The brothers
begin to ridicule each other's bets. CJ keeps dialing between baseball and
football on the color set. Speaking of the weekend to come, or perhaps the one
after that, he says something about law of averages, change of luck, help of
God.
Kool tells me
about the time he and CJ took the Redskins minus 14 against New Orleans.
"We had them big," he says. "We were so sure they would romp we
called in a second bet just before kickoff. Everything goes pretty much like we
figured up to the last few minutes. Then the Saints begin to move. They can't
win the game. They're out of the game. But if they get a touchdown, we lose.
And now they're moving down the field. We can't look. We're afraid to watch.
First we turn off the sound. Then we go into the kitchen and take turns peeking
out at the game. The Saints are definitely moving. They're running, they're
throwing, they're full of life. The Redskins don't care. They got the game won.
CJ and me, we start arguing about who picked the Redskins. Then we start
laughing. We're afraid to look and we start laughing and coughing. The Saints
call time out to conserve the clock. I can't stop coughing. I take a peek and
the Saints are still moving, and I'm laughing and coughing and my eyes are full
of tears."
Grown men, they
began tickling one another, then throwing punches to the arm and chest. Neither
would volunteer to go out, look at the game and report back. The tickling
intensified and they tried to push each other out of the kitchen. Forced into
the living room, unable to stop coughing and laughing, Kool finally looked at
the set long enough to see one of the Saints standing in the end zone with the
football. The next day he woke up to find that his face had slid down on one
side and gone completely numb. The right corner of his mouth hung open. His
right eye was at a slant. His voice took on a faintly metallic tone and every
time he spoke his mustache dipped far to the right but nothing else moved,
making it seem as though some kind of mechanism had rusted in his head. The
doctor said it was nothing more than a nervous condition brought on by anxiety,
and in 10 days Kool was back to normal.
Everything is
normal in Yonkers as well, fatigue and defeat in the air, and all that remains
is to ask CJ how he feels at the end of a weekend like this.
"Tomorrow's
Columbus Day," he says. "I'm going with the Reds 20 times and the
Raiders 20 times."
The general
feeling about gamblers is that they are characters—colorful, funny, gregarious.
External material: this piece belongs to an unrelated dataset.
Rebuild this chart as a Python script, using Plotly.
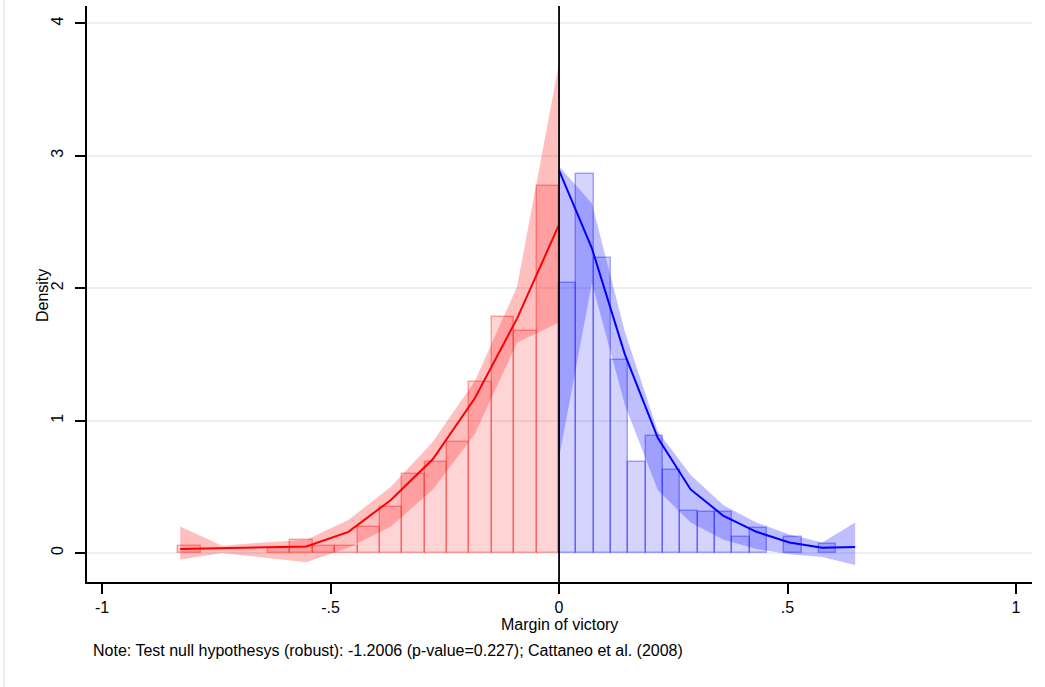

The ones I've known have been solitary men who had little to say about their
gambling. Here is CJ sitting in a dark room wearing sunglasses, watching two TV
sets and monitoring the progress of an obscure event by radio, an earplug
strung into his head. At a certain point he becomes material originating in the
most pessimistic minds of modern literature. But a hero of this mode. He
transcends Yonkers. He is independent of the power of money. He is not afraid
to venture in the spaces between the lines that set the logical boundaries of
his life.
On the train that
takes me back, I think of him five years ago when he was putting together his
color-TV set, night after night for well over a month, working his way through
a 187-page assembly manual, struggling with oscillator coils and dual selenium
diodes.
"Insert the
free end of the yoke through the large chassis cutout and insert the octal plug
in the socket marked YOKE."
It was a
monumental achievement, and all through these past two days, as I watched
little figures of men running and leaping. I found it easy to imagine that they
too were constructed by CJ with his own hands and in his own time.
On Monday evening
he walks to Yonkers, where he stays long enough to lose the daily double and
two Exactas. This done, he jogs home in time to catch all but the first six
minutes of the Oilers-Raiders on TV.